Task directions: Exactly the lines from the one with "Recreate this image as a LaTeX" through the one with "(585,236) .. (578,238);" should be returned, both ends included and nothing else. Omit any pictures.

━━━ Records for this task ━━━

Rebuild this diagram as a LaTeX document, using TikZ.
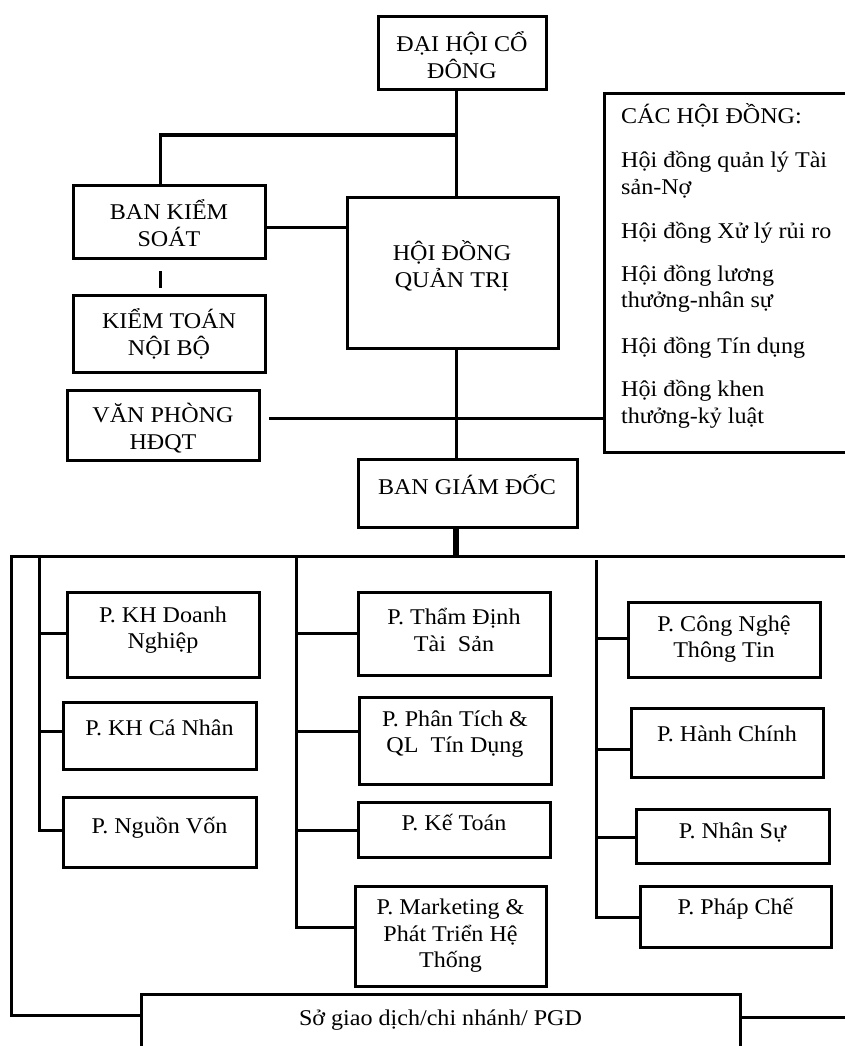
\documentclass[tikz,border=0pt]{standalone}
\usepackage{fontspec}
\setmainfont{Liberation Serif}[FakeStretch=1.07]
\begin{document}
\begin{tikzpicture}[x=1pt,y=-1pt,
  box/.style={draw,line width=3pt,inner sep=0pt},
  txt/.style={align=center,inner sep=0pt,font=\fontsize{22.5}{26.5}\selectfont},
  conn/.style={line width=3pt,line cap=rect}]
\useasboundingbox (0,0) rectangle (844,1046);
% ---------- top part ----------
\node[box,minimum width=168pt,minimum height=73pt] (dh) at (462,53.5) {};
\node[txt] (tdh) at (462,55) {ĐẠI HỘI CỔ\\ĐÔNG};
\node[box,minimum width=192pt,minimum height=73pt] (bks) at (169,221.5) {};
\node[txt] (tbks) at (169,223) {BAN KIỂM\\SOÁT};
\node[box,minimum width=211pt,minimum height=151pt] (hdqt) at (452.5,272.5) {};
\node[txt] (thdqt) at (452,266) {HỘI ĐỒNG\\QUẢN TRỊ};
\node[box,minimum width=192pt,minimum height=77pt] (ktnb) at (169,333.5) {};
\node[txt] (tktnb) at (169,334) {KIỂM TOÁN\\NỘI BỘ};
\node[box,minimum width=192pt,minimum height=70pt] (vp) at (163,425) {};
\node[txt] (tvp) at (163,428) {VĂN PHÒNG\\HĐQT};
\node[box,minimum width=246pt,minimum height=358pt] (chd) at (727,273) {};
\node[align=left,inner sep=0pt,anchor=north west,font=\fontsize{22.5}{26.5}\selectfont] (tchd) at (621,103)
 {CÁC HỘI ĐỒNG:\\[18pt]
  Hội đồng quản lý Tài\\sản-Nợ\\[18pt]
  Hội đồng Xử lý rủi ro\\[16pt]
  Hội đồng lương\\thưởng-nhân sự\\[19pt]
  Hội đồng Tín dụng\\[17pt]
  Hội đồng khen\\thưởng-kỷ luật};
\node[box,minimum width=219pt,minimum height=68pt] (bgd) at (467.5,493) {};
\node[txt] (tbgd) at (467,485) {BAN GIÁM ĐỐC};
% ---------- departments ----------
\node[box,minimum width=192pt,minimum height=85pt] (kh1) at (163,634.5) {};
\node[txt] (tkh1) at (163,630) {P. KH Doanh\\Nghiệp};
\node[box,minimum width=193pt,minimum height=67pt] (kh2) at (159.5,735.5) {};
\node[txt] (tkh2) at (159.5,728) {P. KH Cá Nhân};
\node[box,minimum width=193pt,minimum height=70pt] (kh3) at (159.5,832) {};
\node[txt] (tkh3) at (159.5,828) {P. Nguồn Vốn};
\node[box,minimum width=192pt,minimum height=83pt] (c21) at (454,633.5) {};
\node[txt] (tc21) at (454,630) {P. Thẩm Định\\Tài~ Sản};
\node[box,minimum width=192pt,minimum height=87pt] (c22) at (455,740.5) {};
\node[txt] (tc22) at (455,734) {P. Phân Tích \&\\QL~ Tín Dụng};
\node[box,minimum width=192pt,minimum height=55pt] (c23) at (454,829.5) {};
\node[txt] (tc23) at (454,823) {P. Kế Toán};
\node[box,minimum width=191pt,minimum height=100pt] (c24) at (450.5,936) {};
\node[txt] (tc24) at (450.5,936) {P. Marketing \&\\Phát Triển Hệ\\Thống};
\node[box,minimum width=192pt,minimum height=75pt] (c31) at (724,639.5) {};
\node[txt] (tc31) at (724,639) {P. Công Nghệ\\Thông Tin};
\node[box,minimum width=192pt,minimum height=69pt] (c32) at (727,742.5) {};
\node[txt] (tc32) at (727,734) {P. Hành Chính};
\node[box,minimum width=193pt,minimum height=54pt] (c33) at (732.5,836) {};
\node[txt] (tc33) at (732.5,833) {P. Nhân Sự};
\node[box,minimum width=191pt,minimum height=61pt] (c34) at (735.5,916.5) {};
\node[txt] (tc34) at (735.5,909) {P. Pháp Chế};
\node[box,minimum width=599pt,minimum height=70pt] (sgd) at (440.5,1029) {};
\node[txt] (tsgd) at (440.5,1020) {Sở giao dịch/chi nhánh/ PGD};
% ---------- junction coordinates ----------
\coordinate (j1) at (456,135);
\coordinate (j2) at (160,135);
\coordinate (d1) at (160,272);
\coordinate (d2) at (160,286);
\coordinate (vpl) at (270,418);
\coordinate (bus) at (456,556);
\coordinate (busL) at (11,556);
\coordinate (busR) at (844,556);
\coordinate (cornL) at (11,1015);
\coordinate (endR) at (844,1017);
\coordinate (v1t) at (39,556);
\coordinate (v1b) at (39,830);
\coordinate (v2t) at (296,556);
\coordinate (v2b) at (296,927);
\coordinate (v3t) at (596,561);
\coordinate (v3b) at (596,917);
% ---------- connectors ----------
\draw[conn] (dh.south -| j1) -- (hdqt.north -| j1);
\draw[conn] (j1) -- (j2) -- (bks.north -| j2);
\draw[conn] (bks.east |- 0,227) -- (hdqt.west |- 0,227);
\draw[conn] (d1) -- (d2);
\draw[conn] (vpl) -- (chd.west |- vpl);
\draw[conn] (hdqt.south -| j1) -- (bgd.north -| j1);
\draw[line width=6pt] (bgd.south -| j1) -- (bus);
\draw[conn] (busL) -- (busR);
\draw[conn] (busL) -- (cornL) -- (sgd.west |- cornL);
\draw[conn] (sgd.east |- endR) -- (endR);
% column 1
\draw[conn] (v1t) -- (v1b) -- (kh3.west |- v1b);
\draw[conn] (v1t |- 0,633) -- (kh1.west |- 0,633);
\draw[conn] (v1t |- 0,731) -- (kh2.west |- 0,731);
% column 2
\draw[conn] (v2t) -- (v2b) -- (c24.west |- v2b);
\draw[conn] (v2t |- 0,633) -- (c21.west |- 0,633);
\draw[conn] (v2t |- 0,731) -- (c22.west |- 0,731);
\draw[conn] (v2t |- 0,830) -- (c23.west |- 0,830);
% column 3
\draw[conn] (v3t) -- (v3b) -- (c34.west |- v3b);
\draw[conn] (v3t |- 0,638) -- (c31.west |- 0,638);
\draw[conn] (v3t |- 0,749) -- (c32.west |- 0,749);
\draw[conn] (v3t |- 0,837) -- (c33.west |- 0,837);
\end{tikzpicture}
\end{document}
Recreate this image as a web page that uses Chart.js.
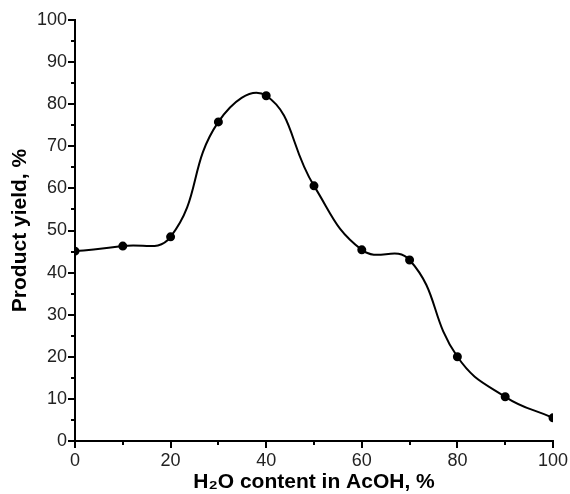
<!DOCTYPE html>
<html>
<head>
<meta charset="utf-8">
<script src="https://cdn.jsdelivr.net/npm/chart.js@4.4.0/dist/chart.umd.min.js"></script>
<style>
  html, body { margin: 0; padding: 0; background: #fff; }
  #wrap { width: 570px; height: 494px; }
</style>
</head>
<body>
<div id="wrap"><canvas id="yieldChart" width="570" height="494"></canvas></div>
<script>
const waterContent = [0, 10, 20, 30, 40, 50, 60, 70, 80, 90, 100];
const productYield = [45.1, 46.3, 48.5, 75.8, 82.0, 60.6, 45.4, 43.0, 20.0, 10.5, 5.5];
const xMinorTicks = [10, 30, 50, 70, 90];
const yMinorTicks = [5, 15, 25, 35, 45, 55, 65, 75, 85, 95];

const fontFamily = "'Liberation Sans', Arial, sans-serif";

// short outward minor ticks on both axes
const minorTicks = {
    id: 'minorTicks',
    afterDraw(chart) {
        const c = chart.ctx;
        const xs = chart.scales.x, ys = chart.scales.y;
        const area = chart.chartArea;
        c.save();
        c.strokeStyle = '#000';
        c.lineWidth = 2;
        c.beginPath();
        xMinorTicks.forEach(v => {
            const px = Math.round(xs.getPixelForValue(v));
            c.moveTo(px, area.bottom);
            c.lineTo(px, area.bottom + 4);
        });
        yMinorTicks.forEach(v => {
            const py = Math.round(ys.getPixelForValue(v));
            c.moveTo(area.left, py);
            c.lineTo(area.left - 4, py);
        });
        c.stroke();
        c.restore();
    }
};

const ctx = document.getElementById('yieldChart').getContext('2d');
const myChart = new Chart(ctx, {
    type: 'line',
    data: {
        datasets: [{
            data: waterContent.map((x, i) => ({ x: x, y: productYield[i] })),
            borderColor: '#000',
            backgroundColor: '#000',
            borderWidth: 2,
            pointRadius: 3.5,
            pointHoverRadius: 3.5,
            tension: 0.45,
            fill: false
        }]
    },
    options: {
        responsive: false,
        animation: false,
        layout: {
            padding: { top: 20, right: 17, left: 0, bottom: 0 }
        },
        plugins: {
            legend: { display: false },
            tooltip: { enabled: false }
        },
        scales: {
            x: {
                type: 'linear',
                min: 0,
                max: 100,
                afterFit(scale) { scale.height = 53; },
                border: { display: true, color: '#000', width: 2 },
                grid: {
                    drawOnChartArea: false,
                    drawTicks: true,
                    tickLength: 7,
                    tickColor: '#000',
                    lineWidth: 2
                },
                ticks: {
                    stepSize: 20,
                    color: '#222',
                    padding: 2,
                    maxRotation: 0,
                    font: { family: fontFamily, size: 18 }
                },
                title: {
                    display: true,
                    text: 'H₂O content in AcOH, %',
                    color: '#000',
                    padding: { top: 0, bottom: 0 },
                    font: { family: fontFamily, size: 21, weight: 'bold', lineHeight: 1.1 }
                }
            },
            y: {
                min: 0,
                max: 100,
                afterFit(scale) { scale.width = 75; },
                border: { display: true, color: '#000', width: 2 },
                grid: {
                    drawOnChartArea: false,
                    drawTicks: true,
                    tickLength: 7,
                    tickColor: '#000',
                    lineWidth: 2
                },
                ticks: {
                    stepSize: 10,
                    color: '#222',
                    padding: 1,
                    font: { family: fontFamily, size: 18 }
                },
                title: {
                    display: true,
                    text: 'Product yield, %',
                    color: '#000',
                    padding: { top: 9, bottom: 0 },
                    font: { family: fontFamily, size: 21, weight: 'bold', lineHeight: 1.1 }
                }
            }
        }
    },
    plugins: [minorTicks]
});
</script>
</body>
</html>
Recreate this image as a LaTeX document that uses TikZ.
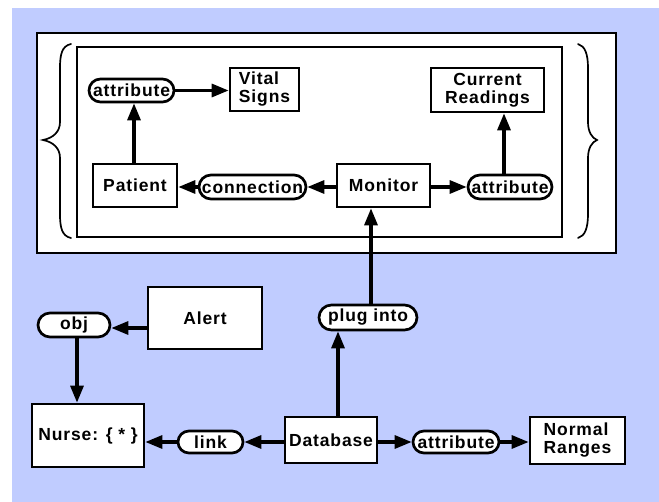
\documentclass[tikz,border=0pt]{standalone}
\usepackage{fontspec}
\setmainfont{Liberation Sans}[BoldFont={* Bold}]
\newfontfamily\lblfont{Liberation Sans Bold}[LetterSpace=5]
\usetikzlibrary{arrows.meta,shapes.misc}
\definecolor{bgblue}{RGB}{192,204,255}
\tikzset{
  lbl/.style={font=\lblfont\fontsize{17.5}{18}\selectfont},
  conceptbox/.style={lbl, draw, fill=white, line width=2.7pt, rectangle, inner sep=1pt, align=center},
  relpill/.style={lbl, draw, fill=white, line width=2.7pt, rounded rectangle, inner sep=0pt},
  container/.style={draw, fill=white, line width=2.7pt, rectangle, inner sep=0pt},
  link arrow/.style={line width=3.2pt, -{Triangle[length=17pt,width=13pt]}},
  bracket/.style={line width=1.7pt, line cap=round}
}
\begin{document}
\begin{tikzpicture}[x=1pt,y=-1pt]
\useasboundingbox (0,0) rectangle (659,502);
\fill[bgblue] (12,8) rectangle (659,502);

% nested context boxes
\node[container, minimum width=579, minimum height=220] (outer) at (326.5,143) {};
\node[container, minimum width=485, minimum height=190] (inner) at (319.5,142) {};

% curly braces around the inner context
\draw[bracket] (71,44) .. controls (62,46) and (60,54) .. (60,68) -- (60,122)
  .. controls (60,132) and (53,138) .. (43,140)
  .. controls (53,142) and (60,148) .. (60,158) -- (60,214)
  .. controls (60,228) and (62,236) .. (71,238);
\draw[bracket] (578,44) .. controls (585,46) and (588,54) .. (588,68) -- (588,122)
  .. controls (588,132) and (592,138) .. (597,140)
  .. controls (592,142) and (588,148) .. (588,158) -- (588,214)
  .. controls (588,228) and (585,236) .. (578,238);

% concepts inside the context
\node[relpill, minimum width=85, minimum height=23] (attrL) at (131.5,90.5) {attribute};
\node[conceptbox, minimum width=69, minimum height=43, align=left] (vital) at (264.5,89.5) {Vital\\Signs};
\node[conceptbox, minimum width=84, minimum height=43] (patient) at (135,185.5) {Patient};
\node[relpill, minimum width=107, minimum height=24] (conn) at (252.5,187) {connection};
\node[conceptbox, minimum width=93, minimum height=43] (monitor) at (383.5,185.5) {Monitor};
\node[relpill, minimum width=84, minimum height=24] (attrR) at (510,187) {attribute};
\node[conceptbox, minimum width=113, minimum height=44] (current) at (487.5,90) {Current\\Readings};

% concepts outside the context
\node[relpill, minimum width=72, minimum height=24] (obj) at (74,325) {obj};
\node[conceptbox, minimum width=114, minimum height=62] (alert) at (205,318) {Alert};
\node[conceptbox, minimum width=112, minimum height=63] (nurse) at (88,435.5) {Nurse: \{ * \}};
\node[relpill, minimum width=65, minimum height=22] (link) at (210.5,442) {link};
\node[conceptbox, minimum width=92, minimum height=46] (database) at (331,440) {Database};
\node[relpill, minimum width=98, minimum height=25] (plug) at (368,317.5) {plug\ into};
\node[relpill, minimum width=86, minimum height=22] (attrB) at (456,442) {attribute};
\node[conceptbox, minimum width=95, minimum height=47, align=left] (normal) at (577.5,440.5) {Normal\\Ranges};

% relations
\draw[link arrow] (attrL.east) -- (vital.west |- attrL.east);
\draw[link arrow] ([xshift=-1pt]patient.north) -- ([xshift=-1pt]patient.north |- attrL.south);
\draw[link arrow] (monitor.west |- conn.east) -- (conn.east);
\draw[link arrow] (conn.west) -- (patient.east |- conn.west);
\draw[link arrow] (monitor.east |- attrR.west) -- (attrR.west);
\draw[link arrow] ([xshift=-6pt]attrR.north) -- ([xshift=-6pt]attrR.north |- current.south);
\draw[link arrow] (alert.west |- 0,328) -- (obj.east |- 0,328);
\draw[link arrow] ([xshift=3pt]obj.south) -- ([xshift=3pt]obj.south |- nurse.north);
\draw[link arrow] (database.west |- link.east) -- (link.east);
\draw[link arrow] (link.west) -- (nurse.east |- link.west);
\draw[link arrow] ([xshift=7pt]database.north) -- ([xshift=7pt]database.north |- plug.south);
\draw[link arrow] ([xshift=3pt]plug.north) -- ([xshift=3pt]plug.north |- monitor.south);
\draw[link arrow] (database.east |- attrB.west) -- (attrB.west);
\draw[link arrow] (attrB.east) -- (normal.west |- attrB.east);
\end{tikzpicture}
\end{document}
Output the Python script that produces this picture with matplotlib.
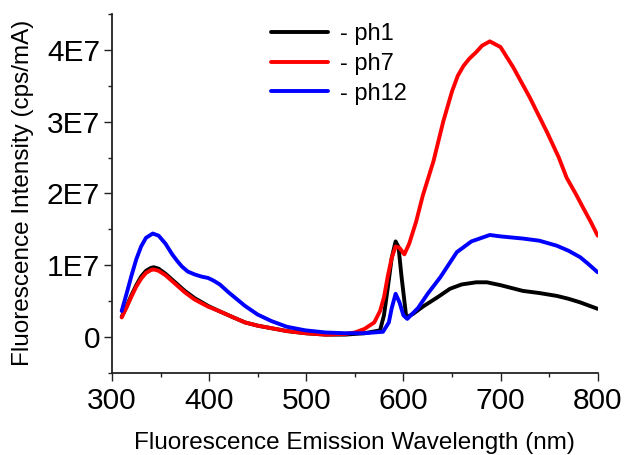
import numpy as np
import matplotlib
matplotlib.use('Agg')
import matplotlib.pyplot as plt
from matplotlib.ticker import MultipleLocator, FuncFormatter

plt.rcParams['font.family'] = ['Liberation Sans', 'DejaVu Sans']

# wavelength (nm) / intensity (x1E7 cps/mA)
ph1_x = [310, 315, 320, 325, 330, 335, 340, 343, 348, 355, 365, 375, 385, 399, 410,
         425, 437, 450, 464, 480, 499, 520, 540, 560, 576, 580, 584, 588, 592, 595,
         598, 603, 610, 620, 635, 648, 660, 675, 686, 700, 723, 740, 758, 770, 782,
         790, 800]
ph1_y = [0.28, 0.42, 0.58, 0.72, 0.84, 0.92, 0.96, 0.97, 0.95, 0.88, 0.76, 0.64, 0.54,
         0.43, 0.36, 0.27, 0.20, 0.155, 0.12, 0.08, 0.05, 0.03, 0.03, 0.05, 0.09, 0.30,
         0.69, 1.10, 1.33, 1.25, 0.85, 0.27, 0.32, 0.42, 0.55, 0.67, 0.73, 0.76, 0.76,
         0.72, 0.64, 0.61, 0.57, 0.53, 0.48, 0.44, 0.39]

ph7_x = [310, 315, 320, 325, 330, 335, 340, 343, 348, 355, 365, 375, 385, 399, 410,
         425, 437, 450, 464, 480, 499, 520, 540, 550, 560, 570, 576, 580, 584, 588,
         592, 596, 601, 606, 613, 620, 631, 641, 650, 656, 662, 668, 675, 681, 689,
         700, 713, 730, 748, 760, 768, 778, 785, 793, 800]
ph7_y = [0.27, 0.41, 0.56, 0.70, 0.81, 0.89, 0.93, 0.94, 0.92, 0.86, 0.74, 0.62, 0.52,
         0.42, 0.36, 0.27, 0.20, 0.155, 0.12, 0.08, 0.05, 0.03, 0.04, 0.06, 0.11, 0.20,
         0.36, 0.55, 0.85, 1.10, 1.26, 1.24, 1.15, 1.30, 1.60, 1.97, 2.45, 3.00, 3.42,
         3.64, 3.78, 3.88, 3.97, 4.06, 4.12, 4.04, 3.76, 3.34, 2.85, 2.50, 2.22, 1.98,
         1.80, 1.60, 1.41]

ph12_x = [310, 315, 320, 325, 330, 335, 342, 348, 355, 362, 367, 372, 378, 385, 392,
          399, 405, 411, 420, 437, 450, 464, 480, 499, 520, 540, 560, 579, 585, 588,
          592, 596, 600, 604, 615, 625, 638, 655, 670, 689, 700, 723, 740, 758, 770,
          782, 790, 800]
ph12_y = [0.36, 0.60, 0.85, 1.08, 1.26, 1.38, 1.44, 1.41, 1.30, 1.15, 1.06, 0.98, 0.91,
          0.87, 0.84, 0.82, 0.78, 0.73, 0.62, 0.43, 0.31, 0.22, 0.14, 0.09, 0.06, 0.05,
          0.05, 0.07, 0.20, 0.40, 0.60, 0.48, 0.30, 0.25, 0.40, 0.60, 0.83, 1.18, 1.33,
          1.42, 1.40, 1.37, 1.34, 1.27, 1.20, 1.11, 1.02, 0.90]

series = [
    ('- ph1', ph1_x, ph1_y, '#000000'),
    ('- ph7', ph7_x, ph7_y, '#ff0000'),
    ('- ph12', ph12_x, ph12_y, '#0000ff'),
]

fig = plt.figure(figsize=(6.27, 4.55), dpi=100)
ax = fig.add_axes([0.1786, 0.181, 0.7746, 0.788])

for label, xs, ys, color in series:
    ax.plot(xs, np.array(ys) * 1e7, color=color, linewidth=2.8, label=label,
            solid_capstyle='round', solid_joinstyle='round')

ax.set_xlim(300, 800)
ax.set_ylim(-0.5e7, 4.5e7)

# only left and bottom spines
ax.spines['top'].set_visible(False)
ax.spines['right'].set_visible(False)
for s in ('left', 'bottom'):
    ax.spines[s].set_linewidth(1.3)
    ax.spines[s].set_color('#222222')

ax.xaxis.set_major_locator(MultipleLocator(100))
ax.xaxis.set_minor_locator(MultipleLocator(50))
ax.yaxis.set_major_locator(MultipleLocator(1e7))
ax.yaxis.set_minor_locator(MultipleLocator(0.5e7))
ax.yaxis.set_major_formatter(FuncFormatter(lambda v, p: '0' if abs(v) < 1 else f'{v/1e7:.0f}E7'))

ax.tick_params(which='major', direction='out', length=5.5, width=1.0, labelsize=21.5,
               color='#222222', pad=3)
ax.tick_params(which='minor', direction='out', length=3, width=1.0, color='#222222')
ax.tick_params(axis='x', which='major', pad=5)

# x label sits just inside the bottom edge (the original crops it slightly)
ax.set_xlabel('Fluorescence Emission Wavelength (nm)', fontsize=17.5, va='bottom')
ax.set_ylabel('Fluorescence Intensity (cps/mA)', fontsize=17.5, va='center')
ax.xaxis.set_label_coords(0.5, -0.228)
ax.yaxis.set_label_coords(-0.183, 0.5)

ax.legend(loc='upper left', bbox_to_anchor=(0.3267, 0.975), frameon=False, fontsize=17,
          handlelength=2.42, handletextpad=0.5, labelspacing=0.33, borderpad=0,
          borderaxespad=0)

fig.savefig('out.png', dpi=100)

━━━

Result for this exercise:
Recreate this image as a LaTeX document that uses TikZ.
\documentclass[tikz,border=0pt]{standalone}
\usepackage{fontspec}
\setmainfont{Liberation Sans}[BoldFont={* Bold}]
\newfontfamily\lblfont{Liberation Sans Bold}[LetterSpace=5]
\usetikzlibrary{arrows.meta,shapes.misc}
\definecolor{bgblue}{RGB}{192,204,255}
\tikzset{
  lbl/.style={font=\lblfont\fontsize{17.5}{18}\selectfont},
  conceptbox/.style={lbl, draw, fill=white, line width=2.7pt, rectangle, inner sep=1pt, align=center},
  relpill/.style={lbl, draw, fill=white, line width=2.7pt, rounded rectangle, inner sep=0pt},
  container/.style={draw, fill=white, line width=2.7pt, rectangle, inner sep=0pt},
  link arrow/.style={line width=3.2pt, -{Triangle[length=17pt,width=13pt]}},
  bracket/.style={line width=1.7pt, line cap=round}
}
\begin{document}
\begin{tikzpicture}[x=1pt,y=-1pt]
\useasboundingbox (0,0) rectangle (659,502);
\fill[bgblue] (12,8) rectangle (659,502);

% nested context boxes
\node[container, minimum width=579, minimum height=220] (outer) at (326.5,143) {};
\node[container, minimum width=485, minimum height=190] (inner) at (319.5,142) {};

% curly braces around the inner context
\draw[bracket] (71,44) .. controls (62,46) and (60,54) .. (60,68) -- (60,122)
  .. controls (60,132) and (53,138) .. (43,140)
  .. controls (53,142) and (60,148) .. (60,158) -- (60,214)
  .. controls (60,228) and (62,236) .. (71,238);
\draw[bracket] (578,44) .. controls (585,46) and (588,54) .. (588,68) -- (588,122)
  .. controls (588,132) and (592,138) .. (597,140)
  .. controls (592,142) and (588,148) .. (588,158) -- (588,214)
  .. controls (588,228) and (585,236) .. (578,238);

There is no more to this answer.